-- START --

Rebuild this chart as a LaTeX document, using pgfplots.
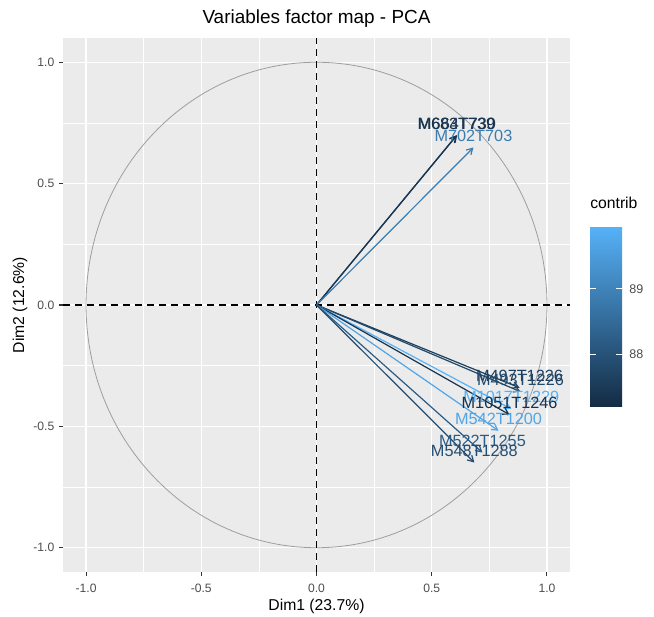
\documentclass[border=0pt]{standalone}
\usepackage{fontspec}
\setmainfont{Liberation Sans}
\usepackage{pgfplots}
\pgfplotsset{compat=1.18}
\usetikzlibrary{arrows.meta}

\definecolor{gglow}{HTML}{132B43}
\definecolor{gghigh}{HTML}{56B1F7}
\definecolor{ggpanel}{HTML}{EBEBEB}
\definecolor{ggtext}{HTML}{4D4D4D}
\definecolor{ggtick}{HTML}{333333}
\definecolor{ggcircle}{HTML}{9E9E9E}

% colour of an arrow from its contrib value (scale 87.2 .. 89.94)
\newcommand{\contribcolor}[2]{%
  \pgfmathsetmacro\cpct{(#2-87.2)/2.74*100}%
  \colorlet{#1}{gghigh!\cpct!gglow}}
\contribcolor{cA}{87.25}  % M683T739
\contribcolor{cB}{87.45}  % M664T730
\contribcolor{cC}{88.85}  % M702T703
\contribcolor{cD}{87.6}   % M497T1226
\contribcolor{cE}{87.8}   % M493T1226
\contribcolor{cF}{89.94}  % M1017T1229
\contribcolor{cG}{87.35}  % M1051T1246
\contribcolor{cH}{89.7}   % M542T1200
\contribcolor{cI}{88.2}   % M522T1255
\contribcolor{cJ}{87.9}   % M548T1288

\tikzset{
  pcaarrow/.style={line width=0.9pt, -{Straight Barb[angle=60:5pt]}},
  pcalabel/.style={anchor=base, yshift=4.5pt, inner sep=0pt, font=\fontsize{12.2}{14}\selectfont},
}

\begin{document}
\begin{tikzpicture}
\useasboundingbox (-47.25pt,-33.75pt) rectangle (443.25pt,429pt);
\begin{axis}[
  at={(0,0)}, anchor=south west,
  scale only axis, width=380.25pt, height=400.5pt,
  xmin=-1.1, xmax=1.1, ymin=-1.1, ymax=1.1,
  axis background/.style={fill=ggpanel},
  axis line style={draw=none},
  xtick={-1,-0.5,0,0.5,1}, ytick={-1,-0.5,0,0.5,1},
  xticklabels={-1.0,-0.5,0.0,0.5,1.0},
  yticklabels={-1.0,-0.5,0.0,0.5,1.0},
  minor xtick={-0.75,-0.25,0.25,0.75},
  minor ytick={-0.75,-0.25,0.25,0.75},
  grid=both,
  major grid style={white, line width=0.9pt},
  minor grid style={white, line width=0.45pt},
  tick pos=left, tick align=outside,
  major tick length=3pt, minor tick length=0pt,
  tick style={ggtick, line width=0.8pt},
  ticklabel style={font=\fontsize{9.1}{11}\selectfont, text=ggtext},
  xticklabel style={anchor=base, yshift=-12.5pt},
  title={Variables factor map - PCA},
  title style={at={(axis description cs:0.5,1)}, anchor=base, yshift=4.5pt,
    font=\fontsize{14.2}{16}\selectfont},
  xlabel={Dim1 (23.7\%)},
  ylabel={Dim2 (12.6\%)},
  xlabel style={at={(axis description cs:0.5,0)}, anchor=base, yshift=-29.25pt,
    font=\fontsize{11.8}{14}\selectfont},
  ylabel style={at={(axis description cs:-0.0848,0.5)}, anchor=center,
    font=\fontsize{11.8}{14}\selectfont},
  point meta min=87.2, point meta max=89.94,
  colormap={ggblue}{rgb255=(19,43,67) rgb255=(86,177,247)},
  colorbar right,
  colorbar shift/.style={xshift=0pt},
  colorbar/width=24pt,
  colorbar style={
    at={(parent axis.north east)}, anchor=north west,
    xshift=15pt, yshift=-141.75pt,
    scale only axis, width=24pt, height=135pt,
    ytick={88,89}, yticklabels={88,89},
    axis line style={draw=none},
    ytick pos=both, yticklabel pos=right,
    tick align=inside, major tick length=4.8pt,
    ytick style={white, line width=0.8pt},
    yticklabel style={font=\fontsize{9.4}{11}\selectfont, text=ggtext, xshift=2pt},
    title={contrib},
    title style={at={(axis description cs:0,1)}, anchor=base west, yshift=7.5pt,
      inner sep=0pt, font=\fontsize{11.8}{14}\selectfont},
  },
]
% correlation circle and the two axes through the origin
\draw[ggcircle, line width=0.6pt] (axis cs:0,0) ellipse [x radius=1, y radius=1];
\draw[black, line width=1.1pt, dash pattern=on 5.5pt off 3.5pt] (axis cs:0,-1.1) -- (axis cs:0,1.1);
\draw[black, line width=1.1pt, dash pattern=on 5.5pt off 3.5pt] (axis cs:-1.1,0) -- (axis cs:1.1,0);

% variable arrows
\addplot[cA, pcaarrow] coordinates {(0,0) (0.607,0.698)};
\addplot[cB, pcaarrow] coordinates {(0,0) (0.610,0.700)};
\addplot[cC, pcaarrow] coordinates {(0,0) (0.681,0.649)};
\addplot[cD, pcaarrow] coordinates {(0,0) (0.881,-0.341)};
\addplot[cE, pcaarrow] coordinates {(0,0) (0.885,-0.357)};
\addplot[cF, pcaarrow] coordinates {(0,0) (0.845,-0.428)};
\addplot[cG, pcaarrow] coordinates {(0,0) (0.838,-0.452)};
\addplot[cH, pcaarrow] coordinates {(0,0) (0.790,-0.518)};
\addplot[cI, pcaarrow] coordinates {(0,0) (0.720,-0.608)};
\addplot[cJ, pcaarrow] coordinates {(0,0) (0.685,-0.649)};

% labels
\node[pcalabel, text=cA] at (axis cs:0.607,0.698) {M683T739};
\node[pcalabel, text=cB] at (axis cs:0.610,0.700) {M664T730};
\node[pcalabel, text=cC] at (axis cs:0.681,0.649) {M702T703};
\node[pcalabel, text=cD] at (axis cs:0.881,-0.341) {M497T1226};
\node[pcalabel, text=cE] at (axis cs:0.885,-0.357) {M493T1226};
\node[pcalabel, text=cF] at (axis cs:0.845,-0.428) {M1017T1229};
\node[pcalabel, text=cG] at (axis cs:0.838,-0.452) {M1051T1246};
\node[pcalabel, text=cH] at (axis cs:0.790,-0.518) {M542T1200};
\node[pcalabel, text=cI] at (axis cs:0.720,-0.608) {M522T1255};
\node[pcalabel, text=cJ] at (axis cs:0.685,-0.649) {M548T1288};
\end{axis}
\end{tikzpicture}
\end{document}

-- END --
-- START --

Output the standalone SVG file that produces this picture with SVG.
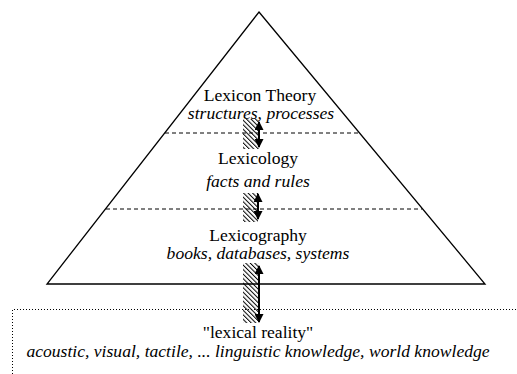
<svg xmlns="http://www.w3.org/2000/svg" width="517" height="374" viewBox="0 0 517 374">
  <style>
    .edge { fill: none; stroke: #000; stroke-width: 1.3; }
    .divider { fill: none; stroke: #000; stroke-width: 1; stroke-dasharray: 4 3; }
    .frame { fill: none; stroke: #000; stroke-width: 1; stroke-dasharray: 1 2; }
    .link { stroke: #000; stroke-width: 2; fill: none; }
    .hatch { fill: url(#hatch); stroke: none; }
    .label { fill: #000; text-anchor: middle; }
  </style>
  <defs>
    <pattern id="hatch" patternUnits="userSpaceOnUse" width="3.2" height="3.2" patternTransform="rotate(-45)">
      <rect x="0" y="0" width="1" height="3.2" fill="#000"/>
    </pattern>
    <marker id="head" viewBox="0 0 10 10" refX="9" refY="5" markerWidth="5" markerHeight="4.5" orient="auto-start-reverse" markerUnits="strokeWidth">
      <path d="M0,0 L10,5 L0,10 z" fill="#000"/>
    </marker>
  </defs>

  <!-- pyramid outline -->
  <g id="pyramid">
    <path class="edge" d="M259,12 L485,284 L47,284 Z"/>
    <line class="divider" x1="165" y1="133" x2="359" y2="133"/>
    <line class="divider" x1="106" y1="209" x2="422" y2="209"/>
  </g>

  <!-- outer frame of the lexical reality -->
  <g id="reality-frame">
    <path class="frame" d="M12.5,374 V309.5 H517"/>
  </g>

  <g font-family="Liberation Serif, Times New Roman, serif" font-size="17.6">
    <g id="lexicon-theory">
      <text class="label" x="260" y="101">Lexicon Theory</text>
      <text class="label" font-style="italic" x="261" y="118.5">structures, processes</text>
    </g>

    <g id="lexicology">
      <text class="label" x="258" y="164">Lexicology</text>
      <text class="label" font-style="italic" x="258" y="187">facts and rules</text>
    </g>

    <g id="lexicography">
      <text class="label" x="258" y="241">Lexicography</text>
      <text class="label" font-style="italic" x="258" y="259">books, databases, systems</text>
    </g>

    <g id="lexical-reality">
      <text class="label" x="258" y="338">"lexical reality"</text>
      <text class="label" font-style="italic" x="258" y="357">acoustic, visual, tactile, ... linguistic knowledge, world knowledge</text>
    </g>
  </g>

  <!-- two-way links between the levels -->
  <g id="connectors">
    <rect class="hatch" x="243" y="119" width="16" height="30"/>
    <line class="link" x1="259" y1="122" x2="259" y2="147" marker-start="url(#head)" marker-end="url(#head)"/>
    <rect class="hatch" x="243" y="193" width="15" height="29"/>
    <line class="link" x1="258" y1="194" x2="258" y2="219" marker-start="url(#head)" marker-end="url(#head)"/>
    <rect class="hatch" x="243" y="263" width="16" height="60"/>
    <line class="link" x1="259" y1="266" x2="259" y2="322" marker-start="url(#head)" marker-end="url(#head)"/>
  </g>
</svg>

-- END --

**Exercise goal:** Scan the listing above. Collect all lines with the word "this".

**Written answer:**
Rebuild this chart as a LaTeX document, using pgfplots.
Output the standalone SVG file that produces this picture with SVG.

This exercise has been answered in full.